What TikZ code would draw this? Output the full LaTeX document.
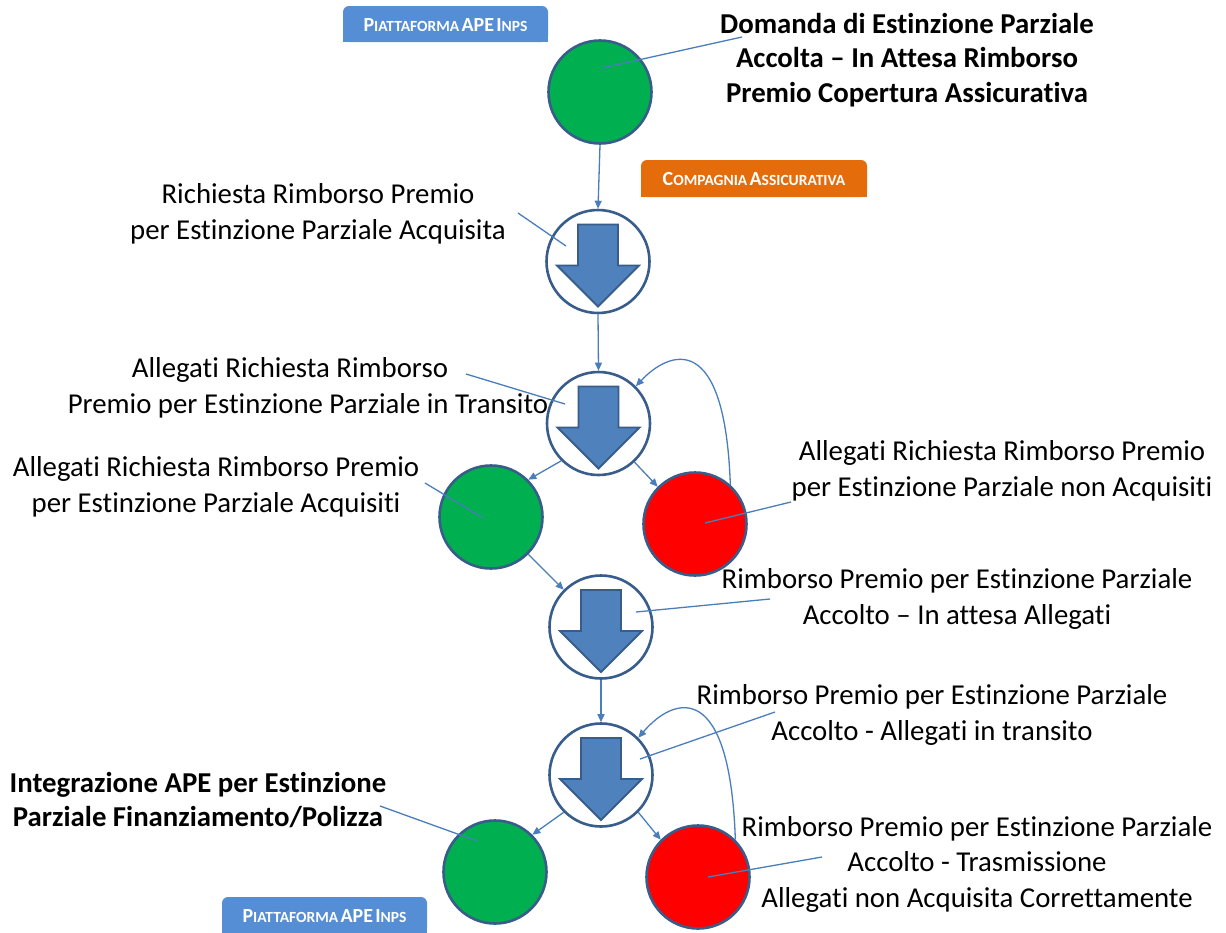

==

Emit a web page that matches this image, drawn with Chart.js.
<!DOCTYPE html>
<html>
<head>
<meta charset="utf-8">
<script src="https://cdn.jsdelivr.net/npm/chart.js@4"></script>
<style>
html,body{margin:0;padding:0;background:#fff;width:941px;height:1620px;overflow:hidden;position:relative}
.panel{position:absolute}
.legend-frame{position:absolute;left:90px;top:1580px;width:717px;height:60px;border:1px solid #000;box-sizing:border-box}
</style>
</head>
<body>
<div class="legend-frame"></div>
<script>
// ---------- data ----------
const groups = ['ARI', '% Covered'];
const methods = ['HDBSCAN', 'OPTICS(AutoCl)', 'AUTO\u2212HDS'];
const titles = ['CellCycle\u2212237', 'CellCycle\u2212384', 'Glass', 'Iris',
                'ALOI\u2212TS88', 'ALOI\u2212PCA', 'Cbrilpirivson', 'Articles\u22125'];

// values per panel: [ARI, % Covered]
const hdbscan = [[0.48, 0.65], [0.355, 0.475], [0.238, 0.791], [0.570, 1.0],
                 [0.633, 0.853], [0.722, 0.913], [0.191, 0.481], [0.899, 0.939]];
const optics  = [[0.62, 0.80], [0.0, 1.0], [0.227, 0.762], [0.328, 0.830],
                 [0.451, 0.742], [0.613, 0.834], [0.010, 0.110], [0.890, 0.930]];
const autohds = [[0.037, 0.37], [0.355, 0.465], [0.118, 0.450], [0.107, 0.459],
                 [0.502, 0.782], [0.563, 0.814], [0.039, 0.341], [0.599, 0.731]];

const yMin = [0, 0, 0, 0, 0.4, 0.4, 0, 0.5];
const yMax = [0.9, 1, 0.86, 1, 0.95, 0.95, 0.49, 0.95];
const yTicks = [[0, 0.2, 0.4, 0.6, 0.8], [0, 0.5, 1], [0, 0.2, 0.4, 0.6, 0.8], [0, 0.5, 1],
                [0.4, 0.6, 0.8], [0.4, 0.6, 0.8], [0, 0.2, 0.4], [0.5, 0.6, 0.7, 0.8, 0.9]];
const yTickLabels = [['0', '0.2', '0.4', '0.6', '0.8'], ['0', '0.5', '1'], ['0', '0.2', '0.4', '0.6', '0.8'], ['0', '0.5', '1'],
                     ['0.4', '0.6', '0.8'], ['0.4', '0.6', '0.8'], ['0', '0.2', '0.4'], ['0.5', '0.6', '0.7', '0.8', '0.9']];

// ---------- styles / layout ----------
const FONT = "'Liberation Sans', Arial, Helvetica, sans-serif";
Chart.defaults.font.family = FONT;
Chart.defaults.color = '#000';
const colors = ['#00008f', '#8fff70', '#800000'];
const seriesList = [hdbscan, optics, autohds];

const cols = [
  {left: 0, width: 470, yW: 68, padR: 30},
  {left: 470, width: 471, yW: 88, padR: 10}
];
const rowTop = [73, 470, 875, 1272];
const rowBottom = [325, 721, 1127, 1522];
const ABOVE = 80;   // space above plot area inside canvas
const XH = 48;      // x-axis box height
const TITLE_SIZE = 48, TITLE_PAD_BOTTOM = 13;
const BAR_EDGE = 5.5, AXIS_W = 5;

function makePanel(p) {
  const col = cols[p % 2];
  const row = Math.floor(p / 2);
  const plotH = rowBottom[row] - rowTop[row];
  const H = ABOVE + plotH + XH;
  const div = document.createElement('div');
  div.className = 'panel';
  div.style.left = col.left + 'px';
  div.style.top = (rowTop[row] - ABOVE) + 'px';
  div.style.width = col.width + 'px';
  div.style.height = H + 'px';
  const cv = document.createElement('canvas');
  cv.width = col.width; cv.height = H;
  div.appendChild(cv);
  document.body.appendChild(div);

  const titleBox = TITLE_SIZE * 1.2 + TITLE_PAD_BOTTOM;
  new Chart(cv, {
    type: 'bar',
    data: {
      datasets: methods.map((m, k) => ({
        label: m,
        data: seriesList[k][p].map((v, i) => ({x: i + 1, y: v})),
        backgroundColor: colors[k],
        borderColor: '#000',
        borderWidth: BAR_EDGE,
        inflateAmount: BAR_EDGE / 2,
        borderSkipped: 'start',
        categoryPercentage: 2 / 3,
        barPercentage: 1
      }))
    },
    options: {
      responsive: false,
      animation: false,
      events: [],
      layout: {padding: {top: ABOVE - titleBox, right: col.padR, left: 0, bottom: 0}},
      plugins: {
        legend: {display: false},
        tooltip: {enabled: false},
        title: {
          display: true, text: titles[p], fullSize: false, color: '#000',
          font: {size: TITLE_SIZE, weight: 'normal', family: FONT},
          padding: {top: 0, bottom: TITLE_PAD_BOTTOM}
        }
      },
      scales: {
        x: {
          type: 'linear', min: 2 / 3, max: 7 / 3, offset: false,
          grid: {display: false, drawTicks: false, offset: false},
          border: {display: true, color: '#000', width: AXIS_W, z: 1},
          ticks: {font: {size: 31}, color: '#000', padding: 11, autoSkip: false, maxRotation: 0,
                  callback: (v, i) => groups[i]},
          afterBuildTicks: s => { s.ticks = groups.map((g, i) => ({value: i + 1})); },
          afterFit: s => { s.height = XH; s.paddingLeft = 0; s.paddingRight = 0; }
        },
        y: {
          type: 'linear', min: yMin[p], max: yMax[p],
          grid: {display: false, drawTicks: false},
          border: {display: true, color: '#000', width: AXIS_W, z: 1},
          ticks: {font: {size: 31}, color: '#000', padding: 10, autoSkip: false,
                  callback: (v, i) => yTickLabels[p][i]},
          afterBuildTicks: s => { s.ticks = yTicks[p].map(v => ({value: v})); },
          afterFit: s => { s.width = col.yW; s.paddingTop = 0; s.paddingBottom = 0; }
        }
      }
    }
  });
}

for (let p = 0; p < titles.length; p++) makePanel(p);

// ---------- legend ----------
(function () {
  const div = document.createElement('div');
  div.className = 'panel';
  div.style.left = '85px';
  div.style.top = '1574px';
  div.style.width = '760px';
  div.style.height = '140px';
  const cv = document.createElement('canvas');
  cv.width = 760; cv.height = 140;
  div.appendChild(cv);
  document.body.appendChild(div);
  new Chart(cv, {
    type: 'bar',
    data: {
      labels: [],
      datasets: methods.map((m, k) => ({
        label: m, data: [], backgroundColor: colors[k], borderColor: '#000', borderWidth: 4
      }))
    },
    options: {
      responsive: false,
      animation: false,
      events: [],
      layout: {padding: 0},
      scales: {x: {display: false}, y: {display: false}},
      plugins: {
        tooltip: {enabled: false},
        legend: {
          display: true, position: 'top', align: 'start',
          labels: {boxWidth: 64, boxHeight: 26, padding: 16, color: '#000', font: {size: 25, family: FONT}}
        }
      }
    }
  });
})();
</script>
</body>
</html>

### Stated problem
Filter the data for the string "this" and copy every line that has it.

### Exercise answer
What TikZ code would draw this? Output the full LaTeX document.
Emit a web page that matches this image, drawn with Chart.js.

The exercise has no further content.